India’s market cap-to-GDP ratio has fallen to 120 per cent from 146 per cent in September last year.
Midcaps and smallcaps, however, continue to trade at a 22 per cent and 25 per cent premium, respectively, to their long-term historical averages, highlighting the risk of further corrections if earnings fail to catch up.
“Given the current market environment, large caps offer better downside protection and more reasonable valuations, making them the preferred bet,” said a note by Motilal Oswal Financial Services.
The brokerage believes that sectors such as BFSI, consumption, and healthcare offer attractive opportunities, while cyclicals such as automobiles, metals, and cement may remain under pressure from input costs and weaker demand. “The correction, while painful, is creating selective accumulation opportunities. Investors should focus on stocks with strong earnings visibility and stable cash flows,” it said.
Activity in cash markets has moderated in recent months, with the retail cash average daily volumes declining to about ₹300 billion from the peak of ₹500 billion. Cash delivery volumes has come off its peak as well.
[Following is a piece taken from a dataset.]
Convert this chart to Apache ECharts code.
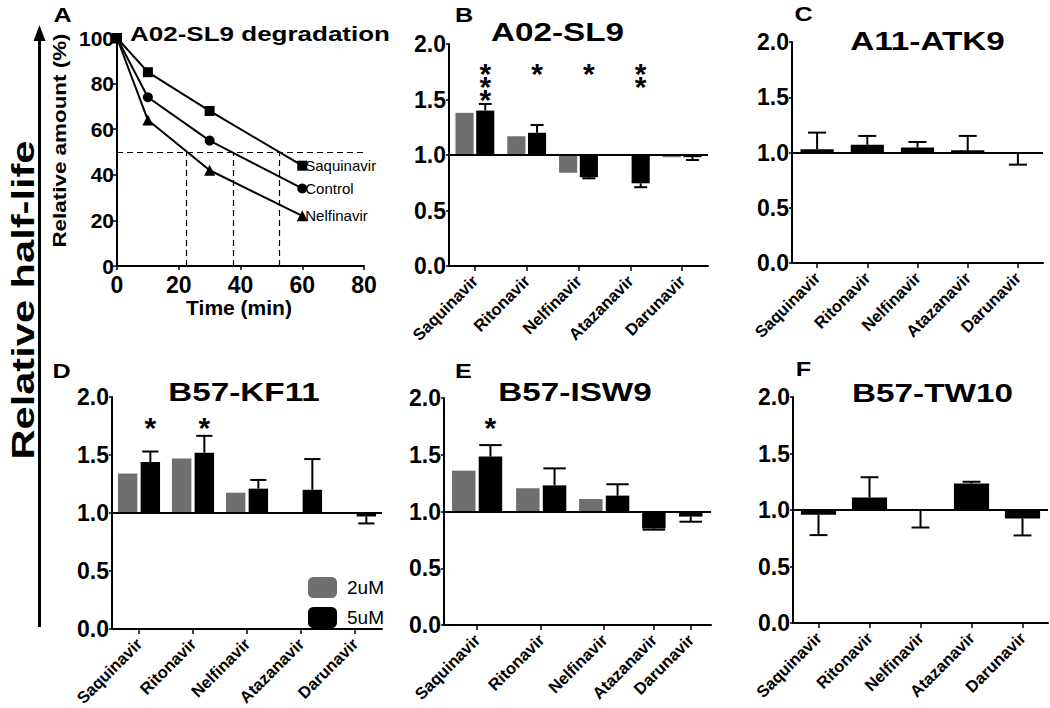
<!DOCTYPE html>
<html>
<head>
<meta charset="utf-8">
<script src="https://cdn.jsdelivr.net/npm/echarts@6/dist/echarts.min.js"></script>
<style>
  html, body { margin: 0; background: #fff; }
  #chart { width: 1050px; height: 708px; }
</style>
</head>
<body>
<div id="chart"></div>
<script>
const FONT = '"Liberation Sans", Arial, sans-serif';

// A: degradation time course (% remaining)
const timePoints = [0, 10, 30, 60];
const saquinavirPct = [100, 85, 68, 44];
const controlPct = [100, 74, 55, 34];
const nelfinavirPct = [100, 64, 42, 22];
const halfLives = [22.5, 37.5, 52.5];

const drugs = ['Saquinavir', 'Ritonavir', 'Nelfinavir', 'Atazanavir', 'Darunavir'];

// B-F: relative half-life, 2uM (grey) / 5uM (black), error = SEM of 5uM
const b2uM = [1.38, 1.17, 0.84, null, 0.98];
const b5uM = [1.40, 1.20, 0.80, 0.745, 0.98];
const b5uMErr = [0.06, 0.07, 0.01, 0.035, 0.025];
const bStars = ['***', '*', '*', '**', ''];

const c5uM = [1.03, 1.07, 1.045, 1.02, 0.99];
const c5uMErr = [0.15, 0.08, 0.05, 0.13, 0.10];

const d2uM = [1.34, 1.47, 1.175, null, null];
const d5uM = [1.44, 1.52, 1.21, 1.20, 0.97];
const d5uMErr = [0.09, 0.145, 0.075, 0.265, 0.06];
const dStars = ['*', '*', '', '', ''];

const e2uM = [1.36, 1.205, 1.11, null, null];
const e5uM = [1.485, 1.23, 1.14, 0.85, 0.955];
const e5uMErr = [0.10, 0.15, 0.10, 0.01, 0.045];
const eStars = ['*', '', '', '', ''];

const f5uM = [0.958, 1.11, 0.995, 1.235, 0.925];
const f5uMErr = [0.18, 0.18, 0.15, 0.015, 0.15];

const evenPos = [0.5, 1.5, 2.5, 3.5, 4.5];
const ePos = [0.62, 1.82, 3.0, 3.93, 4.62];

const GREY = '#6f6f6f';
const STAR_Y = 1.8;

const panels = [
  { title: 'A02-SL9', grid: { left: 449, top: 44, width: 259, height: 222 }, pos: evenPos,
    low: b2uM, high: b5uM, err: b5uMErr, stars: bStars, barW: 0.35, off: 0.2, capW: 0.25 },
  { title: 'A11-ATK9', grid: { left: 792, top: 42, width: 251, height: 221 }, pos: evenPos,
    low: null, high: c5uM, err: c5uMErr, stars: null, barW: 0.66, off: 0, capW: 0.36 },
  { title: 'B57-KF11', grid: { left: 112, top: 397, width: 270, height: 232 }, pos: evenPos,
    low: d2uM, high: d5uM, err: d5uMErr, stars: dStars, barW: 0.36, off: 0.21, capW: 0.3 },
  { title: 'B57-ISW9', grid: { left: 444, top: 398, width: 267, height: 227 }, pos: ePos,
    low: e2uM, high: e5uM, err: e5uMErr, stars: eStars, barW: 0.44, off: 0.25, capW: 0.42, soloCenter: true },
  { title: 'B57-TW10', grid: { left: 793, top: 397, width: 255, height: 226 }, pos: evenPos,
    low: null, high: f5uM, err: f5uMErr, stars: null, barW: 0.69, off: 0, capW: 0.35 }
];

const axisLine = { show: true, lineStyle: { color: '#000', width: 2 } };
const tickStyle = { color: '#000', width: 1.5 };

const grids = [{ left: 117, top: 38, width: 247, height: 228 }];
const xAxes = [{
  type: 'value', gridIndex: 0, min: 0, max: 80, interval: 20,
  axisLine, axisTick: { show: true, length: 4, lineStyle: tickStyle },
  axisLabel: { fontSize: 23, fontWeight: 'bold', color: '#000', fontFamily: FONT, margin: 7 },
  splitLine: { show: false }
}];
const yAxes = [{
  type: 'value', gridIndex: 0, min: 0, max: 100, interval: 20,
  axisLine, axisTick: { show: true, length: 4, lineStyle: tickStyle },
  axisLabel: { fontSize: 21, fontWeight: 'bold', color: '#000', fontFamily: FONT, margin: 3 },
  splitLine: { show: false }
}];

const endLabel = { show: true, formatter: '{a}', fontSize: 15, color: '#000', fontFamily: FONT, distance: 3 };
const series = [
  { type: 'line', name: 'Saquinavir', xAxisIndex: 0, yAxisIndex: 0, symbol: 'rect', symbolSize: 10,
    data: timePoints.map((t, i) => [t, saquinavirPct[i]]),
    lineStyle: { color: '#000', width: 2 }, itemStyle: { color: '#000' }, endLabel },
  { type: 'line', name: 'Control', xAxisIndex: 0, yAxisIndex: 0, symbol: 'circle', symbolSize: 10,
    data: timePoints.map((t, i) => [t, controlPct[i]]),
    lineStyle: { color: '#000', width: 2 }, itemStyle: { color: '#000' }, endLabel,
    markLine: {
      silent: true, symbol: 'none', label: { show: false },
      lineStyle: { type: [6, 4], color: '#000', width: 1.2 },
      data: [[{ coord: [0, 50] }, { coord: [80, 50] }]]
        .concat(halfLives.map(t => [{ coord: [t, 0] }, { coord: [t, 50] }]))
    } },
  { type: 'line', name: 'Nelfinavir', xAxisIndex: 0, yAxisIndex: 0, symbol: 'triangle', symbolSize: 11,
    data: timePoints.map((t, i) => [t, nelfinavirPct[i]]),
    lineStyle: { color: '#000', width: 2 }, itemStyle: { color: '#000' }, endLabel }
];

function barRenderer(p, isLow) {
  return function (params, api) {
    const i = params.dataIndex;
    const x = api.value(0), v = api.value(1), e = api.value(2);
    if (v == null || isNaN(v)) return null;
    let off = p.off ? (isLow ? -p.off : p.off) : 0;
    if (!isLow && p.soloCenter && p.low && p.low[i] == null) off = 0;
    const a = api.coord([x + off, 1]);
    const b = api.coord([x + off, v]);
    const w = api.size([p.barW, 0])[0];
    const children = [{
      type: 'rect',
      shape: { x: a[0] - w / 2, y: Math.min(a[1], b[1]), width: w, height: Math.abs(b[1] - a[1]) },
      style: { fill: isLow ? GREY : '#000' }
    }];
    if (e && !isNaN(e)) {
      const c = api.coord([x + off, v >= 1 ? v + e : v - e]);
      const cw = api.size([p.capW, 0])[0];
      const ls = { stroke: '#000', lineWidth: 2 };
      children.push({ type: 'line', shape: { x1: b[0], y1: b[1], x2: c[0], y2: c[1] }, style: ls });
      children.push({ type: 'line', shape: { x1: c[0] - cw / 2, y1: c[1], x2: c[0] + cw / 2, y2: c[1] }, style: ls });
    }
    return { type: 'group', children };
  };
}

// significance stars, stacked vertically above the 5uM bar
function starRenderer(p) {
  return function (params, api) {
    const s = p.stars[params.dataIndex];
    if (!s) return null;
    const pt = api.coord([api.value(0) + p.off, STAR_Y]);
    const n = s.length;
    return {
      type: 'text',
      style: {
        text: s.split('').join('\n'), x: pt[0], y: pt[1] + 7 + 13 * (n - 1) / 2,
        lineHeight: 13, fill: '#000', font: `bold 30px ${FONT}`,
        align: 'center', verticalAlign: 'middle', textAlign: 'center', textVerticalAlign: 'middle'
      }
    };
  };
}

panels.forEach((p, k) => {
  const g = k + 1;
  grids.push(p.grid);
  xAxes.push({
    type: 'value', gridIndex: g, min: 0, max: 5,
    axisLine,
    axisTick: { show: true, customValues: p.pos, length: 5, lineStyle: tickStyle },
    axisLabel: {
      customValues: p.pos, rotate: 45, margin: 12,
      formatter: v => {
        let best = 0;
        p.pos.forEach((q, j) => { if (Math.abs(q - v) < Math.abs(p.pos[best] - v)) best = j; });
        return drugs[best];
      },
      fontSize: 16.5, fontWeight: 'bold', color: '#000', fontFamily: FONT
    },
    splitLine: { show: false }
  });
  yAxes.push({
    type: 'value', gridIndex: g, min: 0, max: 2, interval: 0.5,
    axisLine, axisTick: { show: true, length: 3, lineStyle: tickStyle },
    axisLabel: { formatter: v => v.toFixed(1), fontSize: 23, fontWeight: 'bold', color: '#000', fontFamily: FONT, margin: 3 },
    splitLine: { show: false }
  });
  if (p.low) {
    series.push({
      type: 'custom', name: '2uM', xAxisIndex: g, yAxisIndex: g, silent: true,
      itemStyle: { color: GREY },
      renderItem: barRenderer(p, true),
      encode: { x: 0, y: 1 },
      data: p.pos.map((x, i) => [x, p.low[i], null])
    });
  }
  series.push({
    type: 'custom', name: '5uM', xAxisIndex: g, yAxisIndex: g, silent: true,
    itemStyle: { color: '#000' },
    renderItem: barRenderer(p, false),
    encode: { x: 0, y: 1 },
    data: p.pos.map((x, i) => [x, p.high[i], p.err[i]]),
    markLine: {
      silent: true, symbol: 'none', label: { show: false },
      lineStyle: { type: 'solid', color: '#000', width: 2 },
      data: [{ yAxis: 1 }]
    }
  });
  if (p.stars) {
    series.push({
      type: 'custom', name: 'stars', xAxisIndex: g, yAxisIndex: g, silent: true,
      renderItem: starRenderer(p),
      encode: { x: 0 },
      data: p.pos.map(x => [x])
    });
  }
});

function txt(text, x, y, size, opts) {
  opts = opts || {};
  return {
    type: 'text', x, y, rotation: opts.rot || 0, scaleX: opts.sx || 1, silent: true,
    style: {
      text, fill: '#000', font: `${opts.weight || 'bold'} ${size}px ${FONT}`,
      align: 'center', verticalAlign: 'middle', textAlign: 'center', textVerticalAlign: 'middle'
    }
  };
}

const graphic = [
  txt('A', 62.5, 14.5, 21, { sx: 1.2 }),
  txt('B', 464, 14.5, 21, { sx: 1.2 }),
  txt('C', 803.5, 13.5, 21, { sx: 1.2 }),
  txt('D', 61.5, 370.5, 21, { sx: 1.2 }),
  txt('E', 463.5, 370.5, 21, { sx: 1.2 }),
  txt('F', 803.5, 369, 21, { sx: 1.2 }),
  txt('A02-SL9 degradation', 260, 34, 20, { sx: 1.3 }),
  txt(panels[0].title, 557.5, 32, 26, { sx: 1.28 }),
  txt(panels[1].title, 927.5, 41, 26, { sx: 1.28 }),
  txt(panels[2].title, 244, 391.7, 26, { sx: 1.28 }),
  txt(panels[3].title, 575, 392, 26, { sx: 1.28 }),
  txt(panels[4].title, 932.5, 393, 26, { sx: 1.28 }),
  txt('Relative amount (%)', 59, 140.5, 19, { rot: Math.PI / 2, sx: 1.18 }),
  txt('Time (min)', 239, 307, 21),
  txt('Relative half-life', 22.5, 300, 32, { rot: Math.PI / 2, sx: 1.3 }),
  { type: 'line', silent: true, shape: { x1: 39.5, y1: 38, x2: 39.5, y2: 627 }, style: { stroke: '#000', lineWidth: 3 } },
  { type: 'polygon', silent: true, shape: { points: [[39.5, 25], [33.5, 41], [45.5, 41]] }, style: { fill: '#000' } }
];

const chart = echarts.init(document.getElementById('chart'), null, { renderer: 'svg' });
chart.setOption({
  animation: false,
  backgroundColor: '#fff',
  textStyle: { fontFamily: FONT },
  grid: grids.map(g => Object.assign({ containLabel: false, outerBoundsMode: 'none' }, g)),
  xAxis: xAxes,
  yAxis: yAxes,
  legend: {
    data: ['2uM', '5uM'], orient: 'vertical', left: 303, top: 572,
    itemWidth: 29, itemHeight: 21, itemGap: 9, icon: 'roundRect', selectedMode: false,
    textStyle: { fontSize: 19, color: '#000', fontFamily: FONT, padding: [0, 0, 0, 5] }
  },
  series,
  graphic
});
</script>
</body>
</html>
Headline valuations, however, could be misleading, said a note by Kotak Institutional Equities. The brokerage, which does not find value in most parts of the market, feels consumption stocks are trading at full-to-frothy valuations, given short-term growth issues and medium-term disruption risks, while investment and outsourcing stocks are trading at fair-to-full valuations.
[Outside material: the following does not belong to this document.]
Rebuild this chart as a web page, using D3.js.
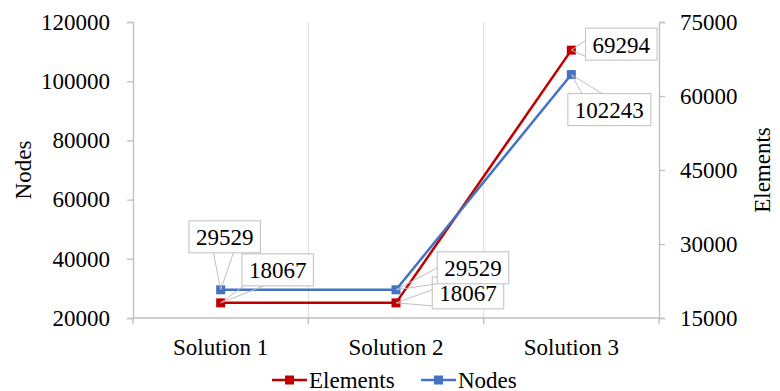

The key downside risks for the market are a sharper-than-expected global slowdown, sustained FPI selloff, a weak monsoon and a dip in retail flows into equities, especially into small and mid-cap funds.
Any underperformance or profit shortfall could lead to volatility for overvalued companies, said Kenneth Andrade, Director, Old Bridge Capital Management, adding that global investors could divert some capital away from India to destinations such as China and Europe, which were relatively undervalued.